DOHA, QATAR (FOLHAPRESS) - Para o torcedor brasileiro, Abraham Klein é o árbitro que não marcou o pênalti de Claudio Gentile na Tragédia do Sarriá, em 1982. A imagem do camisa 10 brasileiro a mostrar a camisa rasgada pelo italiano é uma das mais emblemáticas daquele Mundial.
O jogo em Barcelona, vencido pela Itália por 3 a 2, decretou a eliminação da equipe de Telê Santana. Foi a última aparição de Klein em Copas. Dizer apenas isso é reduzir a história de quem perdeu familiares em campos de concentração alemães na Segunda Guerra Mundial, teve de fugir de seu país natal, foi mais de uma vez boicotado por federações internacionais e dirigiu aquela que é talvez a maior partida da história do futebol.
Klein nasceu em Timisoara, na Romênia, em 1934, parte de uma família judia de origem húngara. Seus pais conseguiram escapar no último momento de serem mandados para Auschwitz, o mais famoso campo de concentração nazista, mas a maioria dos seus parentes não teve a mesma sorte. Ainda criança, fugiu para a Holanda em uma viagem de trem que durou três semanas. Depois de um ano, estabeleceu-se em Israel.
A ligação com o futebol estava no sangue. Seu pai foi jogador profissional. Atuou pelo MTK Budapeste. Ao acompanhar um amigo para uma partida, não havia árbitro, e o garoto Abraham foi convidado a apitar. Gostou da experiência e resolveu fazer curso da federação israelense. Começou a dirigir jogos locais e se tornou internacional seis anos mais tarde.
Ele chamou a atenção dos observadores da Uefa e da Fifa em 1965, em confronto das eliminatórias entre Itália e Polônia, no Estádio Olímpico de Roma. Seu preparo físico fez com que acompanhasse de perto os lances e usasse a lei da vantagem à perfeição. Ele havia pedido a um amigo que lhe mandasse edições do diário italiano La Gazzetta dello Sport. Assim, já sabia de antemão as características de cada jogador.

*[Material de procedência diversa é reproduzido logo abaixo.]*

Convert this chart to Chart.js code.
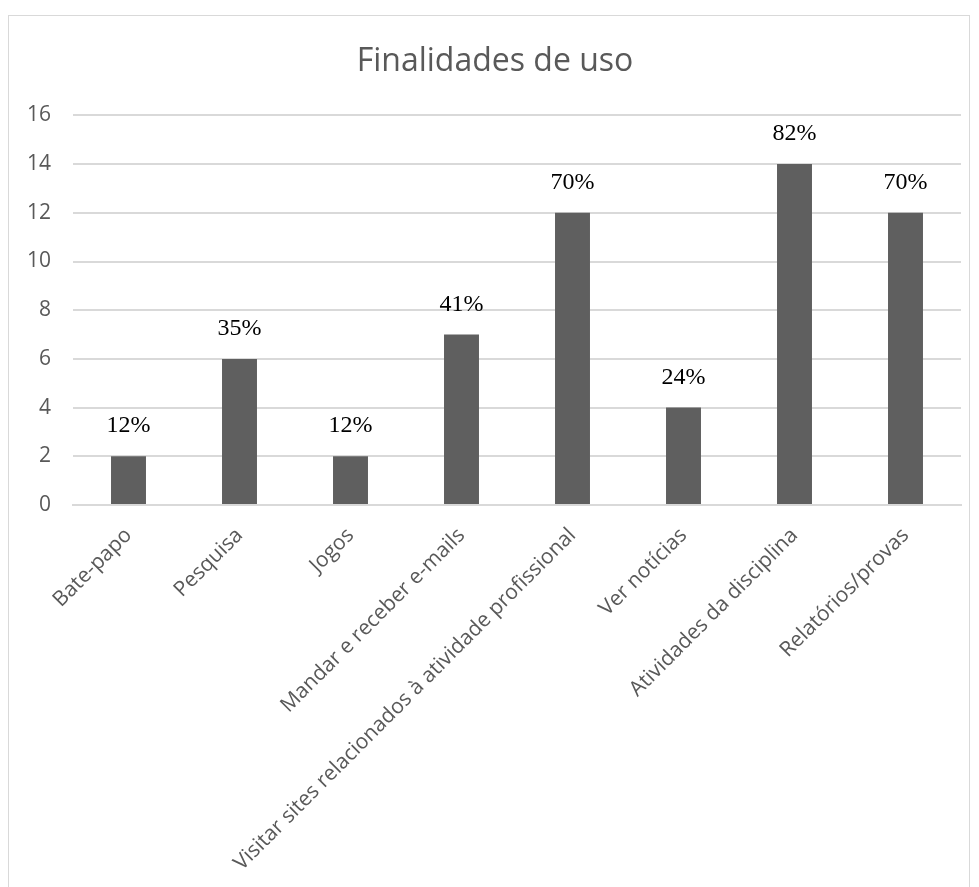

Foi quando percebeu que precisava saber se comunicar com os atletas. Tornou-se poliglota, fluente em húngaro, romeno, hebreu, alemão, francês, inglês, espanhol e italiano.
A consequência disso foi ser um dos árbitros designados para a Copa do Mundo no México, em 1970. Acabou escalado para a vitória do Brasil sobre a Inglaterra por 1 a 0. Klein confessaria ter ficado tão nervoso antes da partida que colocou as mãos nos bolsos do short para que ninguém notasse sua tremedeira.
Ter a cidadania israelense atrapalharia sua carreira. Ele não foi escolhido para o torneio seguinte, na Alemanha, porque, em 1972, durante as Olimpíadas de Munique, grupo de terroristas palestinos assassinou 11 atletas israelenses. Em 1982, na Espanha, as federações do Kuwait e Argélia tentaram impedir que ele fosse selecionado, sem sucesso. Mas a transmissão de TV não mostrou o nome de Klein antes dos jogos.
Ele também quase não apitou na Espanha por outro motivo. Por retaliação a um atentado contra o embaixador israelense em Londres, o país iniciou operação militar no Líbano. O filho mais velho do árbitro, Amit, foi convocado pelo exército.
Klein estava na Espanha sem saber se seu primogênito estava vivo ou morto. Pediu à Fifa para não ser escalado. Não tinha condições psicológicas para trabalhar. Pouco antes do primeiro jogo, recebeu carta de Amit. Dizia que estava bem e ansioso por ver o pai apitar no Mundial. Ele foi escalado para o Brasil e Itália.
O israelense poderia ter sido o árbitro da final da Copa de 1978, na Argentina. Era o nome mais cotado, mas acabou vetado por ingerências de dirigentes locais. Na primeira fase, comandou Argentina x Itália. Os europeus venceram por 1 a 0 e tiraram dos anfitriões (que reclamaram um pênalti não marcado) o privilégio de jogar todas os jogos em Buenos Aires.
Depois de dirigir Áustria x Alemanha na fase seguinte, Klein era dado como certo na decisão, no Monumental de Nuñez. Em vez disso, foi escalado para a decisão do terceiro lugar, o que o colocou mais uma vez no caminho do Brasil, que derrotou a Itália por 2 a 1.